Hi, I've been working on a generic date partitioning system and I think I've reached something that can't be done, but I thought I'd post a question to the masses in the hope that I'm missing something. The basic idea of what I'm doing is some userland scripts that will accept a table name argument along with the name of a date/timestamp attribute to partition on and create partitions for that table along with the appropriate trigger and trigger function. The part I'm having trouble with is the trigger function.

What I'm done for that is to create a template file that my scripts read in and substitute the table column names wherever necessary, then run the results through the db to create the functions. The problem is that for the function to be generic it needs to be able to work with different record/row types. Here's the template for function (not working, which I'll discuss below):

CREATE OR REPLACE FUNCTION %s_ins_func(op text, rec %s)
    RETURNS boolean AS $$
DECLARE
    partition varchar;
    name_parts varchar[];
    upper_dim integer;
BEGIN
    FOR partition IN
        SELECT relname
        FROM pg_class
        WHERE relname ~ ('^%s_[0-9]{8}_[0-9]{8}$')
    LOOP
        name_parts := string_to_array(partition, '_');
        upper_dim := array_upper(name_parts, 1);
IF rec.%s >= name_parts[upper_dim-1]::timestamp AND rec.%s < name_parts[upper_dim] THEN
            IF op = 'INSERT' THEN
EXECUTE 'INSERT INTO %s_' || name_parts[upper_dim-1] || '_' || name_parts[upper_dim] || ' VALUES ' || rec || ';'; -- the problem is here with rec
                RETURN TRUE;
            END IF;
        END IF;
    END LOOP;
    RETURN FALSE;
END;
$$ language plpgsql;

The userland scripts substitute the table and column names for the %s escapes where appropriate.
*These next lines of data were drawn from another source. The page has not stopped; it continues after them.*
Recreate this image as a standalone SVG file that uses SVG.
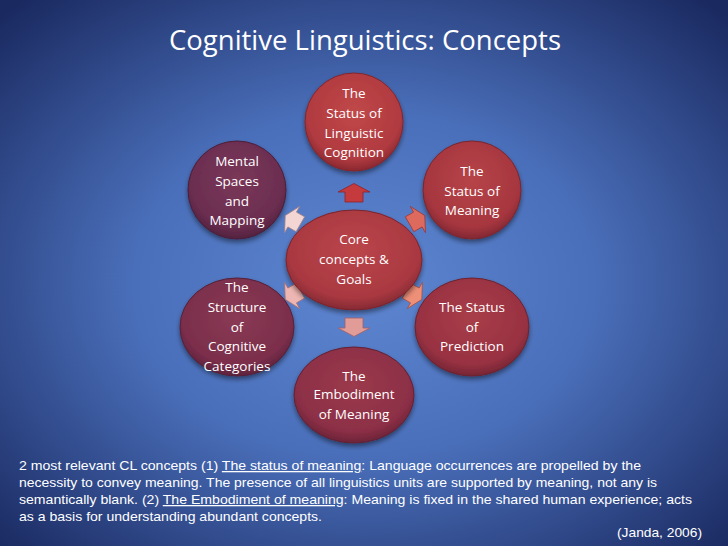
<svg xmlns="http://www.w3.org/2000/svg" width="728" height="546" viewBox="0 0 728 546">
<defs>
<radialGradient id="bg" cx="50%" cy="52%" r="70%">
<stop offset="0" stop-color="#5e86d1"/>
<stop offset="0.45" stop-color="#4a6fba"/>
<stop offset="1" stop-color="#1a2960"/>
</radialGradient>
<radialGradient id="gTop" cx="50%" cy="40%" r="60%"><stop offset="0" stop-color="#c04848"/><stop offset="0.8" stop-color="#b03a40"/><stop offset="1" stop-color="#8a2830"/></radialGradient>
<radialGradient id="gTR" cx="50%" cy="40%" r="60%"><stop offset="0" stop-color="#b64448"/><stop offset="0.8" stop-color="#a6363f"/><stop offset="1" stop-color="#822832"/></radialGradient>
<radialGradient id="gBR" cx="50%" cy="40%" r="60%"><stop offset="0" stop-color="#a83e48"/><stop offset="0.8" stop-color="#983142"/><stop offset="1" stop-color="#762634"/></radialGradient>
<radialGradient id="gB" cx="50%" cy="40%" r="60%"><stop offset="0" stop-color="#9c3a4c"/><stop offset="0.8" stop-color="#8c2f46"/><stop offset="1" stop-color="#6c2438"/></radialGradient>
<radialGradient id="gBL" cx="50%" cy="40%" r="60%"><stop offset="0" stop-color="#8a3a54"/><stop offset="0.8" stop-color="#7b2e4b"/><stop offset="1" stop-color="#5e233c"/></radialGradient>
<radialGradient id="gTL" cx="50%" cy="40%" r="60%"><stop offset="0" stop-color="#7a3858"/><stop offset="0.8" stop-color="#6b2d50"/><stop offset="1" stop-color="#52223e"/></radialGradient>
<radialGradient id="gC" cx="50%" cy="40%" r="60%"><stop offset="0" stop-color="#bb464a"/><stop offset="0.8" stop-color="#a93841"/><stop offset="1" stop-color="#842a33"/></radialGradient>
<filter id="sh" x="-20%" y="-20%" width="140%" height="150%">
<feGaussianBlur in="SourceAlpha" stdDeviation="2.5"/>
<feOffset dy="3" result="b"/>
<feComponentTransfer><feFuncA type="linear" slope="0.45"/></feComponentTransfer>
<feMerge><feMergeNode/><feMergeNode in="SourceGraphic"/></feMerge>
</filter>
<path id="arr" d="M -9,9 L 9,9 L 9,-1 L 16,-1 L 0,-9.5 L -16,-1 L -9,-1 Z"/>
</defs>
<style>
.t{font-family:"Open Sans","Liberation Sans",sans-serif;fill:#ffffff;font-size:13.5px;text-anchor:middle}
.b{font-family:"Liberation Sans",Arial,sans-serif;fill:#ffffff;font-size:12.8px}
.node ellipse{stroke-width:1;filter:url(#sh)}
.ar use{stroke-width:0.8}
</style>
<rect x="0" y="0" width="728" height="546" fill="url(#bg)"/>
<text x="169" y="50" textLength="392" lengthAdjust="spacingAndGlyphs" style="font-family:'Open Sans','Liberation Sans',sans-serif;font-size:28px;fill:#ffffff">Cognitive Linguistics: Concepts</text>

<g id="connectors" class="ar">
<use href="#arr" transform="translate(354,193)" fill="#c53a3c" stroke="#8e2228"/>
<use href="#arr" transform="translate(417,220) rotate(60) scale(0.95)" fill="#de6a5e" stroke="#9a3a38"/>
<use href="#arr" transform="translate(414,295) rotate(120) scale(0.95)" fill="#ee8f78" stroke="#a05048"/>
<use href="#arr" transform="translate(354,327) rotate(180)" fill="#e19c98" stroke="#a06068"/>
<use href="#arr" transform="translate(293,295) rotate(240) scale(0.95)" fill="#eeb6b2" stroke="#a07078"/>
<use href="#arr" transform="translate(293,220) rotate(300) scale(0.95)" fill="#f3d6d4" stroke="#9a8088"/>
</g>

<g id="node-center" class="node">
<ellipse cx="354" cy="260" rx="68" ry="50" fill="url(#gC)" stroke="#7a242c"/>
<text class="t" x="354" y="244">Core</text>
<text class="t" x="354" y="264">concepts &amp;</text>
<text class="t" x="354" y="284">Goals</text>
</g>
<g id="node-linguistic-cognition" class="node">
<ellipse cx="354" cy="122" rx="49" ry="49" fill="url(#gTop)" stroke="#82262c"/>
<text class="t" x="354" y="98">The</text>
<text class="t" x="354" y="118">Status of</text>
<text class="t" x="354" y="138">Linguistic</text>
<text class="t" x="354" y="157">Cognition</text>
</g>
<g id="node-meaning" class="node">
<ellipse cx="472" cy="190" rx="49" ry="49" fill="url(#gTR)" stroke="#78252e"/>
<text class="t" x="472" y="176">The</text>
<text class="t" x="472" y="196">Status of</text>
<text class="t" x="472" y="215">Meaning</text>
</g>
<g id="node-prediction" class="node">
<ellipse cx="472" cy="327" rx="57" ry="49" fill="url(#gBR)" stroke="#6c2230"/>
<text class="t" x="472" y="312">The Status</text>
<text class="t" x="472" y="332">of</text>
<text class="t" x="472" y="351">Prediction</text>
</g>
<g id="node-embodiment" class="node">
<ellipse cx="354" cy="395" rx="60" ry="48" fill="url(#gB)" stroke="#622034"/>
<text class="t" x="354" y="381">The</text>
<text class="t" x="354" y="399">Embodiment</text>
<text class="t" x="354" y="419">of Meaning</text>
</g>
<g id="node-categories" class="node">
<ellipse cx="237" cy="327" rx="57" ry="49" fill="url(#gBL)" stroke="#552038"/>
<text class="t" x="237" y="292">The</text>
<text class="t" x="237" y="312">Structure</text>
<text class="t" x="237" y="332">of</text>
<text class="t" x="237" y="351">Cognitive</text>
<text class="t" x="237" y="371">Categories</text>
</g>
<g id="node-mental-spaces" class="node">
<ellipse cx="237" cy="190" rx="49" ry="49" fill="url(#gTL)" stroke="#4a1f3a"/>
<text class="t" x="237" y="166">Mental</text>
<text class="t" x="237" y="186">Spaces</text>
<text class="t" x="237" y="206">and</text>
<text class="t" x="237" y="225">Mapping</text>
</g>

<g id="caption">
<text class="b" x="19" y="470" textLength="622" lengthAdjust="spacingAndGlyphs">2 most relevant CL concepts (1) <tspan text-decoration="underline">The status of meaning</tspan>: Language occurrences are propelled by the</text>
<text class="b" x="19" y="487" textLength="638" lengthAdjust="spacingAndGlyphs">necessity to convey meaning. The presence of all linguistics units are supported by meaning, not any is</text>
<text class="b" x="19" y="504" textLength="673" lengthAdjust="spacingAndGlyphs">semantically blank. (2) <tspan text-decoration="underline">The Embodiment of meaning</tspan>: Meaning is fixed in the shared human experience; acts</text>
<text class="b" x="19" y="521" textLength="303" lengthAdjust="spacingAndGlyphs">as a basis for understanding abundant concepts.</text>
<text class="b" x="617" y="537" textLength="85" lengthAdjust="spacingAndGlyphs">(Janda, 2006)</text>
</g>
</svg>
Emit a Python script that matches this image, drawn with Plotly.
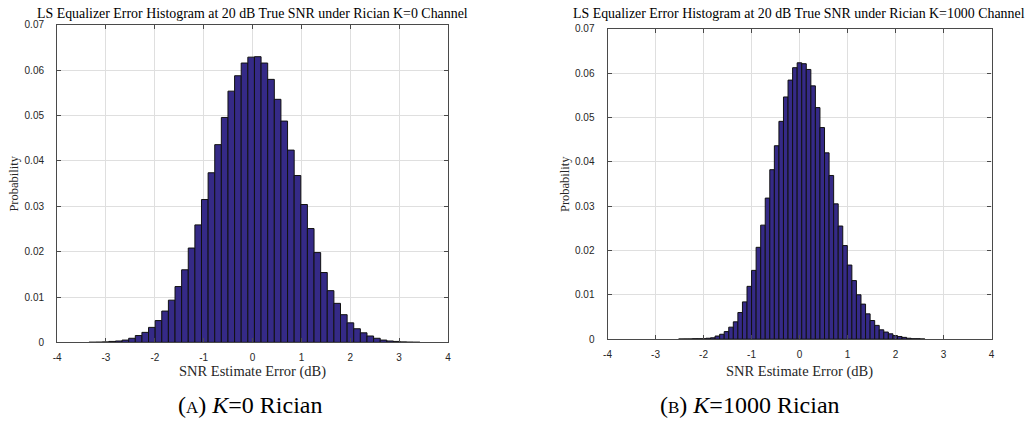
import numpy as np
import plotly.graph_objects as go

# ---- K=0 Rician channel: histogram bins and probabilities ----
k0_bin_width = 0.1355
k0_first_edge = 0.039 - 25 * k0_bin_width
k0_prob = [
    0.00003, 0.00005, 0.0001, 0.0002, 0.0003, 0.0005, 0.0009, 0.0015, 0.0022, 0.0033,
    0.0048, 0.0069, 0.0093, 0.0123, 0.0160, 0.0208, 0.0259, 0.0315, 0.0374, 0.0436,
    0.0496, 0.0554, 0.0588, 0.0616, 0.0629, 0.0630, 0.0616, 0.0580, 0.0536, 0.0488,
    0.0424, 0.0368, 0.0304, 0.0251, 0.0198, 0.0154, 0.0114, 0.0086, 0.0061, 0.0043,
    0.0030, 0.0021, 0.0014, 0.0009, 0.0005, 0.0003, 0.0002, 0.0001, 0.00005, 0.00003,
]

# ---- K=1000 Rician channel: histogram bins and probabilities ----
k1000_bin_width = 0.095
k1000_first_edge = -0.05 - 26 * k1000_bin_width
k1000_prob = [
    0.00003, 0.00005, 0.00005, 0.0001, 0.0001, 0.0001, 0.0002, 0.0003, 0.0007, 0.0011,
    0.0017, 0.0027, 0.0039, 0.0060, 0.0084, 0.0119, 0.0155, 0.0207, 0.0257, 0.0318,
    0.0382, 0.0436, 0.0491, 0.0546, 0.0584, 0.0612, 0.0623, 0.0621, 0.0608, 0.0571,
    0.0522, 0.0477, 0.0420, 0.0369, 0.0305, 0.0255, 0.0211, 0.0167, 0.0132, 0.0100,
    0.0079, 0.0057, 0.0042, 0.0031, 0.0021, 0.0016, 0.0012, 0.0008, 0.0006, 0.0004,
    0.0002, 0.0001, 0.0001, 0.00005,
]

x_tick_vals = [-4, -3, -2, -1, 0, 1, 2, 3, 4]
x_tick_text = ["-4", "-3", "-2", "-1", "0", "1", "2", "3", "4"]
y_tick_vals = [0, 0.01, 0.02, 0.03, 0.04, 0.05, 0.06, 0.07]
y_tick_text = ["0", "0.01", "0.02", "0.03", "0.04", "0.05", "0.06", "0.07"]

panel_titles = [
    "LS Equalizer Error Histogram at 20 dB True SNR under Rician K=0 Channel",
    "LS Equalizer Error Histogram at 20 dB True SNR under Rician K=1000 Channel",
]
x_label = "SNR Estimate Error (dB)"
y_label = "Probability"
captions = [
    "(<span style='font-size:17px'>A</span>) <i>K</i>=0 Rician",
    "(<span style='font-size:17px'>B</span>) <i>K</i>=1000 Rician",
]

W, H = 1031, 430
BAR_COLOR = "rgb(53,42,135)"
AXIS_COLOR = "#4a4a4a"
GRID_COLOR = "#dfdfdf"
SERIF = "Liberation Serif"
SANS = "Liberation Sans"


def bin_centers(first_edge, width, n):
    return first_edge + width * (np.arange(n) + 0.5)


fig = go.Figure()
fig.add_trace(go.Bar(
    x=bin_centers(k0_first_edge, k0_bin_width, len(k0_prob)), y=k0_prob,
    width=k0_bin_width, xaxis="x", yaxis="y",
    marker=dict(color=BAR_COLOR, line=dict(color="#111111", width=1)),
    showlegend=False, hoverinfo="x+y",
))
fig.add_trace(go.Bar(
    x=bin_centers(k1000_first_edge, k1000_bin_width, len(k1000_prob)), y=k1000_prob,
    width=k1000_bin_width, xaxis="x2", yaxis="y2",
    marker=dict(color=BAR_COLOR, line=dict(color="#111111", width=1)),
    showlegend=False, hoverinfo="x+y",
))


def x_axis(domain, anchor):
    return dict(
        domain=domain, anchor=anchor, range=[-4, 4],
        tickmode="array", tickvals=x_tick_vals, ticktext=x_tick_text,
        showline=True, linecolor=AXIS_COLOR, linewidth=1.2, mirror="ticks",
        ticks="inside", ticklen=4, tickcolor=AXIS_COLOR, tickwidth=1,
        showgrid=True, gridcolor=GRID_COLOR, gridwidth=1, zeroline=False,
        tickfont=dict(family=SANS, size=10, color="#262626"),
        ticklabelstandoff=6,
    )


def y_axis(domain, anchor):
    return dict(
        domain=domain, anchor=anchor, range=[0, 0.07],
        tickmode="array", tickvals=y_tick_vals, ticktext=y_tick_text,
        showline=True, linecolor=AXIS_COLOR, linewidth=1.2, mirror="ticks",
        ticks="inside", ticklen=4, tickcolor=AXIS_COLOR, tickwidth=1,
        showgrid=True, gridcolor=GRID_COLOR, gridwidth=1, zeroline=False,
        tickfont=dict(family=SANS, size=10, color="#262626"),
        ticklabelstandoff=10,
    )


# panel geometry in pixels: (left, right, top, bottom)
panels = [(53.5, 447.0, 19.5, 346.0), (607.7, 994.3, 23.3, 342.7)]

layout = dict(
    width=W, height=H, margin=dict(l=0, r=0, t=0, b=0),
    paper_bgcolor="white", plot_bgcolor="white", barmode="overlay",
)
axes_names = [("xaxis", "yaxis", "x", "y"), ("xaxis2", "yaxis2", "x2", "y2")]
for (l, r, t, b), (xa, ya, xn, yn) in zip(panels, axes_names):
    layout[xa] = x_axis([l / W, r / W], yn)
    layout[ya] = y_axis([1 - b / H, 1 - t / H], xn)
fig.update_layout(**layout)

annotations = []
caption_centers = [248, 751]
title_centers = [250.5, 800.0]
ylabel_x = [10, 565]
for i, (l, r, t, b) in enumerate(panels):
    cx = (l + r) / 2
    annotations.append(dict(
        text=panel_titles[i], x=title_centers[i] / W, y=1 - 8 / H, xref="paper", yref="paper",
        xanchor="center", yanchor="middle", showarrow=False,
        font=dict(family=SERIF, size=13.9, color="black"),
    ))
    annotations.append(dict(
        text=x_label, x=cx / W, y=1 - 376 / H, xref="paper", yref="paper",
        xanchor="center", yanchor="middle", showarrow=False,
        font=dict(family=SERIF, size=14.5, color="#262626"),
    ))
    annotations.append(dict(
        text=y_label, x=ylabel_x[i] / W, y=1 - ((t + b) / 2) / H, xref="paper", yref="paper",
        xanchor="center", yanchor="middle", showarrow=False, textangle=-90,
        font=dict(family=SERIF, size=12.5, color="#262626"),
    ))
    annotations.append(dict(
        text=captions[i], x=caption_centers[i] / W, y=1 - 410 / H, xref="paper", yref="paper",
        xanchor="center", yanchor="middle", showarrow=False,
        font=dict(family=SERIF, size=24, color="black"),
    ))
fig.update_layout(annotations=annotations)

fig.write_html("out.html")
What the function actually does is to us the parent table's name to find all of the child partitions which are name like some_table_20080101_20080201, split out the dates from those to determine which table the insert needs to be redirected to. That works fine. The problem is that since I have to dynamically generate the destination table name I have to use EXECUTE for the INSERT statement. But, I can't see how to use a record in query passed to EXECUTE. Am I right in thinking (now) that this can't be done?